The Nottingham saw gross mortgage lending passing £1bn for the first time in the year ending 31 December 2017.
Overall, the Nottingham’s mortgage book grew by 11.6%, with the lender processing mortgage applications of £1.4bn – a 28% increase on 2016.
Group pre-tax profits also grew slightly from £14.2m in 2016 to £14.5m in 2017, with total assets stood at £3.9bn.
The building society also reported strong growth in savings, with total savings balances held with local branches at £2.1bn, up 8% in the year and more than doubling in the last five years.
And opened seven new branch locations over 2017, bringing the total network to 67 branches over 11 counties.
“After a year of strong progress and despite continuing uncertainty in the economic and political environment, we can be confident that we can move forward on our firm foundations,” said David Marlow, chief executive of the Nottingham.
He continued: “As technology improves, we believe that we can develop our unique proposition to work seamlessly between the world of face-to-face and digital service.
“2017 saw us commit to a multi-million pound investment to develop our digital capability to complement our growing physical presence. Customers and members will see the first step in this journey in 2018 as we replace our current web portals for intermediary mortgage business and online savings – making it even easier to do business with us.”
For the year ending 30 November 2017, Ipswich BS saw gross mortgage lending of £159m against £120m in 2016, while net lending grew from £23m in 2016 to £44m.
The total mortgage assets for the building society now stands at £521m, while savings balance grew £26m to £567m, compared with £541 in the year before.
Meanwhile, the number of mortgage applications jumped 17% to 1,181 from 1,011 in 2016.
The building society has also opened a new branch in Ipswich, and relocated an existing branch to new premises in Woodbridge, taking the total branch number to nine.

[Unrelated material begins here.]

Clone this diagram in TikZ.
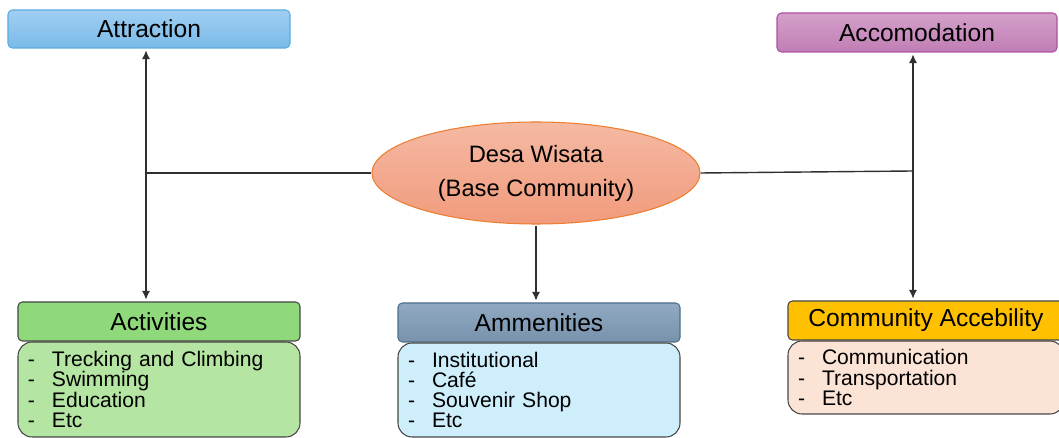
\documentclass[tikz,border=0pt]{standalone}
\usepackage{fontspec}
\setmainfont{Liberation Sans}
\usepackage{tikz}
\usetikzlibrary{arrows.meta,shapes,calc,positioning}
\definecolor{lineaGris}{RGB}{48, 48, 48}
\definecolor{bordeGris}{RGB}{70, 70, 70}
\definecolor{cieloClaro}{RGB}{160, 207, 242}
\definecolor{cieloOscuro}{RGB}{122, 186, 232}
\definecolor{cieloBorde}{RGB}{92, 172, 224}
\definecolor{malvaClaro}{RGB}{212, 160, 202}
\definecolor{malvaOscuro}{RGB}{192, 126, 180}
\definecolor{malvaBorde}{RGB}{176, 80, 160}
\definecolor{salmonClaro}{RGB}{245, 185, 163}
\definecolor{salmonOscuro}{RGB}{241, 155, 124}
\definecolor{naranja}{RGB}{237, 125, 49}
\definecolor{verde}{RGB}{143, 217, 122}
\definecolor{verdeClaro}{RGB}{181, 229, 162}
\definecolor{aceroClaro}{RGB}{145, 170, 194}
\definecolor{aceroOscuro}{RGB}{120, 146, 172}
\definecolor{aceroBorde}{RGB}{78, 111, 140}
\definecolor{celeste}{RGB}{205, 238, 250}
\definecolor{oro}{RGB}{255, 192, 0}
\definecolor{durazno}{RGB}{251, 227, 214}
\tikzstyle{edge}  =[draw=lineaGris, line width=0.8pt]
\tikzstyle{aedge} =[edge, >={Latex[length=5pt,width=4.6pt]},
                    shorten <=1pt, shorten >=1pt]
\tikzstyle{head}  =[rectangle, rounded corners=2.5pt, minimum width=5.64cm,
                    minimum height=0.78cm, line width=0.6pt, inner sep=0pt,
                    font=\fontsize{14}{17}\selectfont]
\tikzstyle{body}  =[rectangle, rounded corners=8pt, minimum width=5.64cm,
                    line width=0.6pt, draw=bordeGris, text width=5.24cm,
                    align=left, inner xsep=0.2cm, inner ysep=0pt,
                    font=\fontsize{12}{11.5}\selectfont]
\tikzstyle{base}  =[ellipse, minimum width=6.56cm, minimum height=2.04cm,
                    inner sep=0pt, draw=naranja, line width=0.6pt,
                    top color=salmonClaro, bottom color=salmonOscuro,
                    align=center, font=\fontsize{13.5}{19.3}\selectfont]
\newcommand{\guion}{\makebox[0.48cm][l]{-}}

\begin{document}
\begin{tikzpicture}
    \useasboundingbox (0,0) rectangle (21.18,-8.76);

    % top boxes and centre
    \draw (2.98,-0.58) node(attr)[head,draw=cieloBorde,top color=cieloClaro,
        bottom color=cieloOscuro,minimum height=0.76cm]{Attraction};
    \draw (18.34,-0.65) node(acco)[head,draw=malvaBorde,top color=malvaClaro,
        bottom color=malvaOscuro,minimum width=5.6cm]{Accomodation};
    \draw (10.72,-3.46) node(desa)[base]{Desa Wisata\\(Base Community)};

    % bottom boxes
    \draw (3.18,-6.43) node(acti)[head,draw=bordeGris,fill=verde]{Activities};
    \draw (3.18,-7.79) node(actb)[body,fill=verdeClaro,minimum height=1.9cm]
        {\guion Trecking and Climbing\\\guion Swimming\\\guion Education\\\guion Etc};

    \draw (10.78,-6.45) node(amme)[head,draw=aceroBorde,top color=aceroClaro,
        bottom color=aceroOscuro]{Ammenities};
    \draw (10.78,-7.8) node(ammb)[body,fill=celeste,minimum height=1.88cm]
        {\guion Institutional\\\guion Café\\\guion Souvenir Shop\\\guion Etc};

    \draw (18.52,-6.41) node(comm)[head,draw=bordeGris,fill=oro,
        minimum width=5.52cm]{Community Accebility};
    \draw (18.52,-7.55) node(comb)[body,fill=durazno,minimum height=1.46cm,
        minimum width=5.52cm,text width=5.12cm]
        {\guion Communication\\\guion Transportation\\\guion Etc};

    % connectors
    \coordinate (jl) at (2.92,-3.46);
    \coordinate (jr) at (18.26,-3.42);
    \draw [edge] (desa.west) -- (jl);
    \draw [edge] (desa.east) -- (jr);
    \draw [aedge,<->] (attr.south -| jl) -- (acti.north -| jl);
    \draw [aedge,<->] (acco.south -| jr) -- (comm.north -| jr);
    \draw [aedge,->] (desa.south) -- (desa.south |- amme.north);
\end{tikzpicture}
\end{document}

A number of board changes took place throughout the year, including the appointment of non-executive director Steve Liddell, the retirement of Derek Bowdown and Sarah Evans, who completed her maximum nine-year term as chair.
Evans has been replaced by Alan Harris as chair.
Harris commented: “Against a backdrop of change in the UK’s financial sector we maintained a strong and consistent level of performance in 2017.
“Our model remains simple – to provide a safe home for savers and to use these funds to provide low risk mortgages to UK borrowers – and we are pleased to reaffirm our commitment to our branch network which is enabling this to happen with a high level of personal service.”